>> START Raw data
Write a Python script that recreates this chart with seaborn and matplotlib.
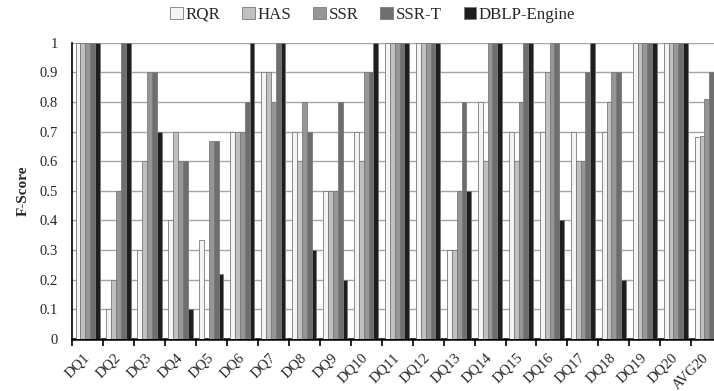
import matplotlib
matplotlib.use('Agg')
import matplotlib.pyplot as plt
import pandas as pd
import seaborn as sns
import numpy as np

queries = ['DQ1', 'DQ2', 'DQ3', 'DQ4', 'DQ5', 'DQ6', 'DQ7', 'DQ8', 'DQ9', 'DQ10',
           'DQ11', 'DQ12', 'DQ13', 'DQ14', 'DQ15', 'DQ16', 'DQ17', 'DQ18', 'DQ19', 'DQ20', 'AVG20']
methods = ['RQR', 'HAS', 'SSR', 'SSR-T', 'DBLP-Engine']

rqr = [1, 0.1, 0.3, 0.4, 0.333, 0.7, 0.9, 0.7, 0.5, 0.7, 1, 1, 0.3, 0.8, 0.7, 0.7, 0.7, 0.7, 1, 1, 0.68]
has = [1, 0.2, 0.6, 0.7, 0.0, 0.7, 0.9, 0.6, 0.5, 0.6, 1, 1, 0.3, 0.6, 0.6, 0.9, 0.6, 0.8, 1, 1, 0.685]
ssr = [1, 0.5, 0.9, 0.6, 0.667, 0.7, 0.8, 0.8, 0.5, 0.9, 1, 1, 0.5, 1, 0.8, 1, 0.6, 0.9, 1, 1, 0.81]
ssr_t = [1, 1, 0.9, 0.6, 0.667, 0.8, 1, 0.7, 0.8, 0.9, 1, 1, 0.8, 1, 1, 1, 0.9, 0.9, 1, 1, 0.9]
dblp = [1, 1, 0.7, 0.1, 0.22, 1, 1, 0.3, 0.2, 1, 1, 1, 0.5, 1, 1, 0.4, 1, 0.2, 1, 1, 0.73]

colors = ['#f4f4f4', '#c0c0c0', '#969696', '#6e6e6e', '#1e1e1e']

rows = []
for m, vals in zip(methods, [rqr, has, ssr, ssr_t, dblp]):
    for q, v in zip(queries, vals):
        rows.append({'query': q, 'method': m, 'score': v})
df = pd.DataFrame(rows)

sns.set_style('white')
plt.rcParams['font.family'] = ['Liberation Serif', 'DejaVu Serif']

fig = plt.figure(figsize=(7.14, 3.91), dpi=100)
ax = fig.add_axes([0.101, 0.133, 0.899, 0.758])

sns.barplot(data=df, x='query', y='score', hue='method', order=queries, hue_order=methods,
            palette=colors, width=0.78, edgecolor='#7a7a7a', linewidth=0.6, ax=ax, zorder=3)

ax.set_yticks(np.arange(0, 1.01, 0.1))
ax.set_yticklabels(['0', '0.1', '0.2', '0.3', '0.4', '0.5', '0.6', '0.7', '0.8', '0.9', '1'])
ax.yaxis.grid(True, color='#a6a6a6', linewidth=1.0, zorder=0)
ax.set_axisbelow(True)

ax.set_xticks(range(len(queries)))
ax.set_xticklabels(queries, rotation=45, ha='right', va='center', rotation_mode='anchor')
ax.set_xticks(np.arange(-0.5, 20.0, 1), minor=True)
ax.tick_params(axis='x', which='major', length=0, pad=12, labelsize=10.5)
ax.tick_params(axis='x', which='minor', length=5, width=1.2, color='black', direction='out', bottom=True)
ax.tick_params(axis='y', length=0, labelsize=10.5, pad=10)

# the picture is cropped just before the last bar of AVG20
ax.set_ylim(0, 1)
ax.set_xlim(-0.5, 20.234)

for s in ['top', 'right']:
    ax.spines[s].set_visible(False)
ax.spines['left'].set_color('black')
ax.spines['left'].set_linewidth(1.2)
ax.spines['bottom'].set_color('black')
ax.spines['bottom'].set_linewidth(1.8)

ax.set_xlabel('')
ax.set_ylabel('F-Score', fontweight='bold', fontsize=11, labelpad=7)

handles, labels = ax.get_legend_handles_labels()
ax.get_legend().remove()
fig.legend(handles, labels, loc='center', bbox_to_anchor=(0.522, 0.962), ncol=5, frameon=False,
           fontsize=12.2, handlelength=0.75, handleheight=0.75, handletextpad=0.15, columnspacing=1.3)

fig.savefig('out.png', dpi=100)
>> END Raw data
**Exercise brief**
Skip every picture and return the lines above from the top through the one that contains "methods = ['RQR', 'HAS', 'SSR', 'SSR-T', 'DBLP-Engine']".

**Exercise response**
Write a Python script that recreates this chart with seaborn and matplotlib.
import matplotlib
matplotlib.use('Agg')
import matplotlib.pyplot as plt
import pandas as pd
import seaborn as sns
import numpy as np

queries = ['DQ1', 'DQ2', 'DQ3', 'DQ4', 'DQ5', 'DQ6', 'DQ7', 'DQ8', 'DQ9', 'DQ10',
           'DQ11', 'DQ12', 'DQ13', 'DQ14', 'DQ15', 'DQ16', 'DQ17', 'DQ18', 'DQ19', 'DQ20', 'AVG20']
methods = ['RQR', 'HAS', 'SSR', 'SSR-T', 'DBLP-Engine']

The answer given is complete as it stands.